### Your goal:
Repeat the material verbatim. Images are excluded from the copy.
━━━━━ Data excerpt ━━━━━
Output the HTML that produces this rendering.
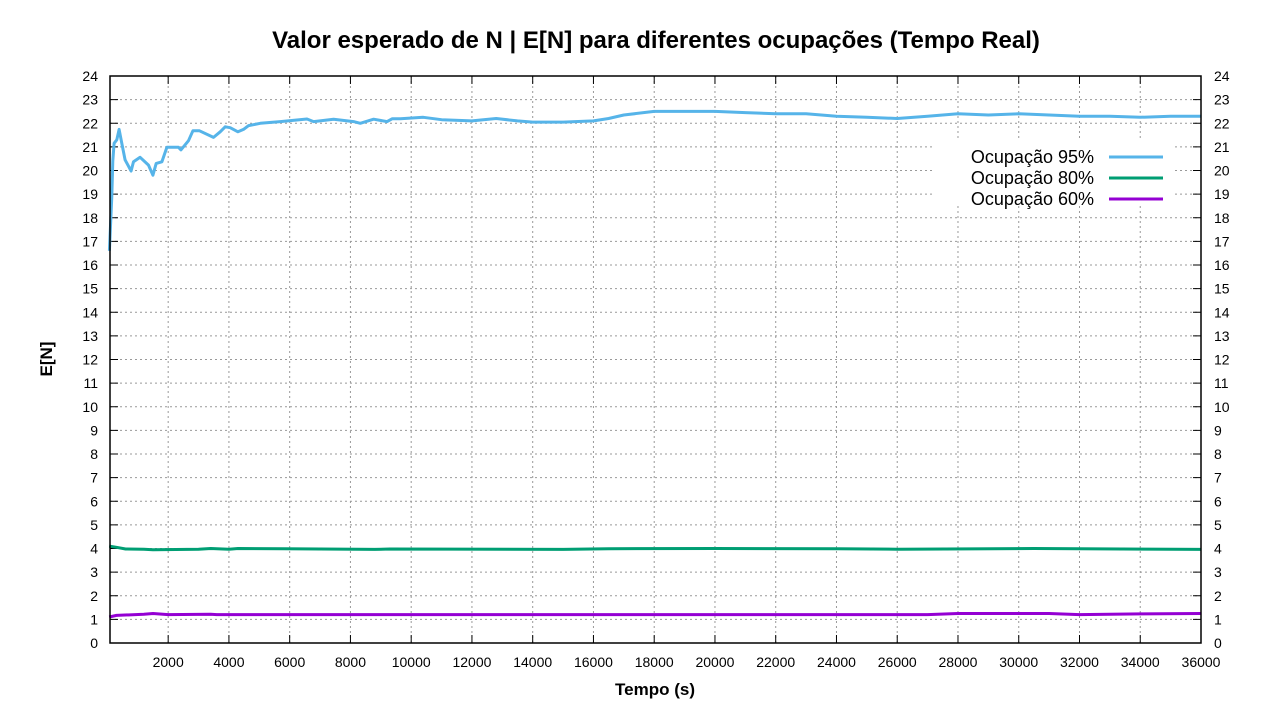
<!DOCTYPE html>
<html><head><meta charset="utf-8"><style>
body{margin:0;background:#fff;width:1280px;height:720px;overflow:hidden}
svg text{font-family:"Liberation Sans",sans-serif;fill:#000}
</style></head><body>
<svg id="chart" width="1280" height="720">
<text x="656" y="48" text-anchor="middle" font-size="24" font-weight="bold">Valor esperado de N | E[N] para diferentes ocupações (Tempo Real)</text>
<text x="655" y="695" text-anchor="middle" font-size="17" font-weight="bold">Tempo (s)</text>
<text transform="translate(52,359) rotate(-90)" text-anchor="middle" font-size="17" font-weight="bold">E[N]</text>
<g id="grid"></g><g id="series"></g>
<rect x="110" y="76" width="1091" height="567" fill="none" stroke="#000" stroke-width="1.5"/>
<g id="legend">
<rect x="935" y="140" width="240" height="66" fill="#fff"/>
</g>
</svg>
<script>
const xTicks=[2000,4000,6000,8000,10000,12000,14000,16000,18000,20000,22000,24000,26000,28000,30000,32000,34000,36000];
const yTicks=[0,1,2,3,4,5,6,7,8,9,10,11,12,13,14,15,16,17,18,19,20,21,22,23,24];
const seriesNames=["Ocupação 95%","Ocupação 80%","Ocupação 60%"];
const seriesColors=["#56b4e9","#009e73","#9400d3"];
const t95=[66,145,178,221,310,385,474,583,781,857,1077,1351,1496,1605,1792,1957,2339,2418,2669,2814,3031,3493,3713,3878,4043,4296,4481,4646,5032,5690,6570,6787,7446,8105,8326,8764,9206,9371,9644,10400,11000,12000,12800,13500,14000,15000,16000,16500,17000,18000,19000,20000,21000,22000,23000,24000,25000,26000,27000,28000,29000,30000,31000,32000,33000,34000,35000,36000];
const v95=[16.6,18.9,20.4,21.15,21.3,21.74,21.15,20.45,19.98,20.37,20.56,20.23,19.8,20.3,20.37,20.98,20.98,20.87,21.26,21.68,21.68,21.4,21.64,21.85,21.81,21.64,21.74,21.9,22.0,22.07,22.18,22.07,22.17,22.07,22.0,22.17,22.07,22.19,22.19,22.25,22.15,22.1,22.2,22.1,22.05,22.05,22.1,22.2,22.35,22.5,22.5,22.5,22.45,22.4,22.4,22.3,22.25,22.2,22.3,22.4,22.35,22.4,22.35,22.3,22.3,22.25,22.3,22.3];
const t80=[60,300,600,1200,1500,3000,3400,4000,4300,5800,8800,9300,15000,16500,20000,24000,26000,30500,36000];
const v80=[4.1,4.05,3.98,3.97,3.95,3.97,4.0,3.97,4.0,3.99,3.96,3.98,3.96,3.99,4.0,3.99,3.97,4.0,3.96];
const t60=[60,300,1200,1500,2000,3400,3600,27000,28000,31000,32000,34000,36000];
const v60=[1.1,1.17,1.22,1.25,1.2,1.22,1.2,1.2,1.25,1.25,1.2,1.23,1.25];
const X0=110,X1=1201,Y0=643,Y1=76,XMIN=85,XMAX=36000,YMAX=24;
const sx=t=>X0+(t-XMIN)/(XMAX-XMIN)*(X1-X0);
const sy=v=>Y0-v/YMAX*(Y0-Y1);
const NS="http://www.w3.org/2000/svg";
const grid=document.getElementById('grid'),ser=document.getElementById('series'),leg=document.getElementById('legend');
function mk(tag,attrs,parent){const e=document.createElementNS(NS,tag);for(const k in attrs)e.setAttribute(k,attrs[k]);parent.appendChild(e);return e;}
xTicks.forEach(t=>{const x=sx(t);
 const g=mk('line',{x1:x,x2:x,y1:Y1,y2:Y0,stroke:'#999','stroke-dasharray':'2,3'},grid);
 
 
 mk('line',{x1:x,x2:x,y1:Y0,y2:Y0-8,stroke:'#000'},grid);
 mk('line',{x1:x,x2:x,y1:Y1,y2:Y1+8,stroke:'#000'},grid);
 const l=mk('text',{x:x,y:667,'text-anchor':'middle','font-size':14},grid);l.textContent=t;
 
 
});
yTicks.forEach(v=>{const y=sy(v);
 if(v>0&&v<24){const g=mk('line',{x1:X0,x2:X1,y1:y,y2:y,stroke:'#999','stroke-dasharray':'2,3'},grid);
 
 }
 mk('line',{x1:X0,x2:X0+8,y1:y,y2:y,stroke:'#000'},grid);
 mk('line',{x1:X1-8,x2:X1,y1:y,y2:y,stroke:'#000'},grid);
 const l=mk('text',{x:98,y:y+5,'text-anchor':'end','font-size':14},grid);l.textContent=v;
 
 
 const r=mk('text',{x:1214,y:y+5,'font-size':14},grid);r.textContent=v;
 
 
});
[[t95,v95],[t80,v80],[t60,v60]].forEach((s,i)=>{
 const d=s[0].map((t,j)=>(j?'L':'M')+sx(t).toFixed(1)+','+sy(s[1][j]).toFixed(1)).join(' ');
 const p=mk('path',{d:d,fill:'none',stroke:seriesColors[i],'stroke-width':3,'stroke-linejoin':'round'},ser);
 
 
});
seriesNames.forEach((n,i)=>{const y=157+i*21;
 const t=mk('text',{x:1094,y:y+6,'text-anchor':'end','font-size':18},leg);t.textContent=n;
 
 
 mk('line',{x1:1109,x2:1163,y1:y,y2:y,stroke:seriesColors[i],'stroke-width':3},leg);
});
</script>
</body></html>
━━━━━
### Finished task:
Output the HTML that produces this rendering.
<!DOCTYPE html>
<html><head><meta charset="utf-8"><style>
body{margin:0;background:#fff;width:1280px;height:720px;overflow:hidden}
svg text{font-family:"Liberation Sans",sans-serif;fill:#000}
</style></head><body>
<svg id="chart" width="1280" height="720">
<text x="656" y="48" text-anchor="middle" font-size="24" font-weight="bold">Valor esperado de N | E[N] para diferentes ocupações (Tempo Real)</text>
<text x="655" y="695" text-anchor="middle" font-size="17" font-weight="bold">Tempo (s)</text>
<text transform="translate(52,359) rotate(-90)" text-anchor="middle" font-size="17" font-weight="bold">E[N]</text>
<g id="grid"></g><g id="series"></g>
<rect x="110" y="76" width="1091" height="567" fill="none" stroke="#000" stroke-width="1.5"/>
<g id="legend">
<rect x="935" y="140" width="240" height="66" fill="#fff"/>
</g>
</svg>
<script>
const xTicks=[2000,4000,6000,8000,10000,12000,14000,16000,18000,20000,22000,24000,26000,28000,30000,32000,34000,36000];
const yTicks=[0,1,2,3,4,5,6,7,8,9,10,11,12,13,14,15,16,17,18,19,20,21,22,23,24];
const seriesNames=["Ocupação 95%","Ocupação 80%","Ocupação 60%"];
const seriesColors=["#56b4e9","#009e73","#9400d3"];
const t95=[66,145,178,221,310,385,474,583,781,857,1077,1351,1496,1605,1792,1957,2339,2418,2669,2814,3031,3493,3713,3878,4043,4296,4481,4646,5032,5690,6570,6787,7446,8105,8326,8764,9206,9371,9644,10400,11000,12000,12800,13500,14000,15000,16000,16500,17000,18000,19000,20000,21000,22000,23000,24000,25000,26000,27000,28000,29000,30000,31000,32000,33000,34000,35000,36000];
const v95=[16.6,18.9,20.4,21.15,21.3,21.74,21.15,20.45,19.98,20.37,20.56,20.23,19.8,20.3,20.37,20.98,20.98,20.87,21.26,21.68,21.68,21.4,21.64,21.85,21.81,21.64,21.74,21.9,22.0,22.07,22.18,22.07,22.17,22.07,22.0,22.17,22.07,22.19,22.19,22.25,22.15,22.1,22.2,22.1,22.05,22.05,22.1,22.2,22.35,22.5,22.5,22.5,22.45,22.4,22.4,22.3,22.25,22.2,22.3,22.4,22.35,22.4,22.35,22.3,22.3,22.25,22.3,22.3];
const t80=[60,300,600,1200,1500,3000,3400,4000,4300,5800,8800,9300,15000,16500,20000,24000,26000,30500,36000];
const v80=[4.1,4.05,3.98,3.97,3.95,3.97,4.0,3.97,4.0,3.99,3.96,3.98,3.96,3.99,4.0,3.99,3.97,4.0,3.96];
const t60=[60,300,1200,1500,2000,3400,3600,27000,28000,31000,32000,34000,36000];
const v60=[1.1,1.17,1.22,1.25,1.2,1.22,1.2,1.2,1.25,1.25,1.2,1.23,1.25];
const X0=110,X1=1201,Y0=643,Y1=76,XMIN=85,XMAX=36000,YMAX=24;
const sx=t=>X0+(t-XMIN)/(XMAX-XMIN)*(X1-X0);
const sy=v=>Y0-v/YMAX*(Y0-Y1);
const NS="http://www.w3.org/2000/svg";
const grid=document.getElementById('grid'),ser=document.getElementById('series'),leg=document.getElementById('legend');
function mk(tag,attrs,parent){const e=document.createElementNS(NS,tag);for(const k in attrs)e.setAttribute(k,attrs[k]);parent.appendChild(e);return e;}
xTicks.forEach(t=>{const x=sx(t);
 const g=mk('line',{x1:x,x2:x,y1:Y1,y2:Y0,stroke:'#999','stroke-dasharray':'2,3'},grid);
 
 
 mk('line',{x1:x,x2:x,y1:Y0,y2:Y0-8,stroke:'#000'},grid);
 mk('line',{x1:x,x2:x,y1:Y1,y2:Y1+8,stroke:'#000'},grid);
 const l=mk('text',{x:x,y:667,'text-anchor':'middle','font-size':14},grid);l.textContent=t;
 
 
});
yTicks.forEach(v=>{const y=sy(v);
 if(v>0&&v<24){const g=mk('line',{x1:X0,x2:X1,y1:y,y2:y,stroke:'#999','stroke-dasharray':'2,3'},grid);
 
 }
 mk('line',{x1:X0,x2:X0+8,y1:y,y2:y,stroke:'#000'},grid);
 mk('line',{x1:X1-8,x2:X1,y1:y,y2:y,stroke:'#000'},grid);
 const l=mk('text',{x:98,y:y+5,'text-anchor':'end','font-size':14},grid);l.textContent=v;
 
 
 const r=mk('text',{x:1214,y:y+5,'font-size':14},grid);r.textContent=v;
 
 
});
[[t95,v95],[t80,v80],[t60,v60]].forEach((s,i)=>{
 const d=s[0].map((t,j)=>(j?'L':'M')+sx(t).toFixed(1)+','+sy(s[1][j]).toFixed(1)).join(' ');
 const p=mk('path',{d:d,fill:'none',stroke:seriesColors[i],'stroke-width':3,'stroke-linejoin':'round'},ser);
 
 
});
seriesNames.forEach((n,i)=>{const y=157+i*21;
 const t=mk('text',{x:1094,y:y+6,'text-anchor':'end','font-size':18},leg);t.textContent=n;
 
 
 mk('line',{x1:1109,x2:1163,y1:y,y2:y,stroke:seriesColors[i],'stroke-width':3},leg);
});
</script>
</body></html>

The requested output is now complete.